Schmidt: Keep in mind, too, that we also kept track of which auditors identified the quantitative risks, so we had seven different components within our experiment, and two of them were quantitatively large enough to be considered quantitatively risky. So we made sure that the participants also identified those, which they did, and those also were considered important according to the standards.

Do you envision that the results of your research will have an impact on standards? Is it something that standard setters should be looking at?

Backof: We would hope so. I think one of the benefits of conducting experimental research like we’ve done, as Steve alluded to, is we can test things in a controlled setting that can tease out some of these effects that may be hard to see in practice.
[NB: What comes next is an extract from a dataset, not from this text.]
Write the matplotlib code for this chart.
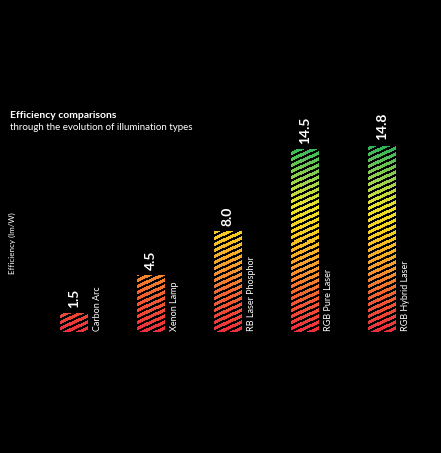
import numpy as np
import matplotlib.pyplot as plt
from matplotlib.colors import LinearSegmentedColormap

plt.rcParams['font.family'] = ['Lato', 'DejaVu Sans']

# data
categories = ["Carbon Arc", "Xenon Lamp", "RB Laser Phosphor", "RGB Pure Laser", "RGB Hybrid Laser"]
values = [1.5, 4.5, 8.0, 14.5, 14.8]
value_labels = ["1.5", "4.5", "8.0", "14.5", "14.8"]

YMAX = 16.0
BARW = 0.36

# gradient by absolute efficiency (red low -> green high)
stops = [(0.0, "#ec2d3c"), (3.0, "#f26230"), (5.0, "#f5982c"), (8.0, "#f8cf1e"),
         (10.0, "#e8e22a"), (12.0, "#9cd24c"), (14.8, "#2db55a")]
cmap = LinearSegmentedColormap.from_list("eff", [(v / 14.8, c) for v, c in stops])

fig = plt.figure(figsize=(4.41, 4.53), dpi=100, facecolor="black")
ax = fig.add_axes([35.5 / 441, 121 / 453, 385 / 441, 201 / 453])
ax.set_facecolor("black")
ax.set_xlim(-0.5, len(categories) - 0.5)
ax.set_ylim(0, YMAX)
ax.axis("off")

fig.canvas.draw()
for i, (v, lab, cat) in enumerate(zip(values, value_labels, categories)):
    x0, x1 = i - BARW / 2, i + BARW / 2
    (px0, py0), (px1, py1) = ax.transData.transform([(x0, 0), (x1, v)])
    w = max(int(round(px1 - px0)), 1)
    h = max(int(round(py1 - py0)), 1)
    yy, xx = np.mgrid[0:h, 0:w]
    # value of each row (row 0 = top)
    rowval = v * (1 - (yy + 0.5) / h)
    rgba = cmap(np.clip(rowval / 14.8, 0, 1))
    # diagonal stripes rising to the right, in pixel space
    up = (h - yy) + 0.0
    phase = (up - 0.45 * xx) % 6.0
    stripe = phase < 2.5
    rgba[stripe] = (0, 0, 0, 1)
    ax.imshow(rgba, extent=(x0, x1, 0, v), aspect="auto", interpolation="nearest", zorder=2)

    ax.text(i, v + 0.45, lab, rotation=90, ha="center", va="bottom", color="white",
            fontsize=10, fontweight="bold", clip_on=False)
    ax.text(x1 + 0.07, 0.1, cat, rotation=90, ha="left", va="bottom", color="white",
            fontsize=6.5, clip_on=False)

ax.set_xlim(-0.5, len(categories) - 0.5)
ax.set_ylim(0, YMAX)

fig.text(10 / 441, 1 - 115 / 453, "Efficiency comparisons", color="white", fontsize=7.5,
         fontweight="bold", ha="left", va="center")
fig.text(10 / 441, 1 - 128 / 453, "through the evolution of illumination types", color="white",
         fontsize=7.0, ha="left", va="center")
fig.text(12 / 441, 1 - 243 / 453, "Efficiency (lm/W)", color="white", fontsize=5.8,
         rotation=90, ha="center", va="center")

fig.savefig("out.png", dpi=100, facecolor="black")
So by having this controlled setting and gaining some assurance from our results, there are benefits with little to no cost to following a decomposed approach. We would encourage standard setters to at least consider it as they are developing and revising standards to help auditors make the best decisions they can when faced with uncertainties and complexities.

What would your advice be to a group audit leader after going through your research and finding what you found?

Glover: I think we’d say that in our study with experienced practicing auditors we found benefits of having the participants consider and conduct risk assessments separately for the quantitative and qualitative risks. And even though auditors following the most common approach used in practice — the holistic approach — would say that they are doing that, we found that it is important to take a step back and really think about risk assessment through the lens of qualitative risks separately from quantitative risks.

Schmidt: I’d also encourage them to just pause for a second and write down the qualitative risk factors. Combining those separate sub-judgments tends to result in more effective judgments. I think if we talked to practitioners, they would say that they do consider qualitative risks. But I think they do it in a sort of black box in their heads that combines everything together, and quantitative risks tend to dominate that process. I think if auditors would take a moment just to write down, here is a component, here is a qualitative risk factor, before moving on and making the planning decision, that would improve audit quality.

Christensen: From that perspective, it’s not significantly more work for the auditors. It’s an additional check to make sure they’re really separately considering qualitative risk.

How can your findings affect audit quality going forward?

Schmidt: If they were to use a decomposed risk assessment approach, I think the concerns from the regulators about insufficient responses to risk would go down, and I think we’d get a more adequate response to risk that’s embedded within group audits.

Glover: It may be useful for the readers to know we’re not the first academics to find this benefit in breaking down judgments into separate pieces or potential improvements in auditor judgment by making separate risk assessments and documenting these sub-judgments. There is quite a bit of literature that says, even though we think we’re considering all risks naturally when we just look at the whole picture, by forcing ourselves to break risk assessments into separate judgments and jotting down our preliminary judgments, such an approach improves risk assessment not just in our particular setting but in other settings. So we were able to leverage this prior body of research and apply it in a place where there’s been an indication of difficult practice matters for auditors addressing group audits.

Schmidt: Part of why we moved the decomposition angle or approach into this setting is because the standards and the guidance provided to auditors is pretty broad. So this is an area that I think a lot of standard setters are working to improve, because as we move forward, we end up having bigger companies with more global reach and a larger number of group audits. This is an area that is pretty young in the standard-setting world, and I think there’s a need for some guidance.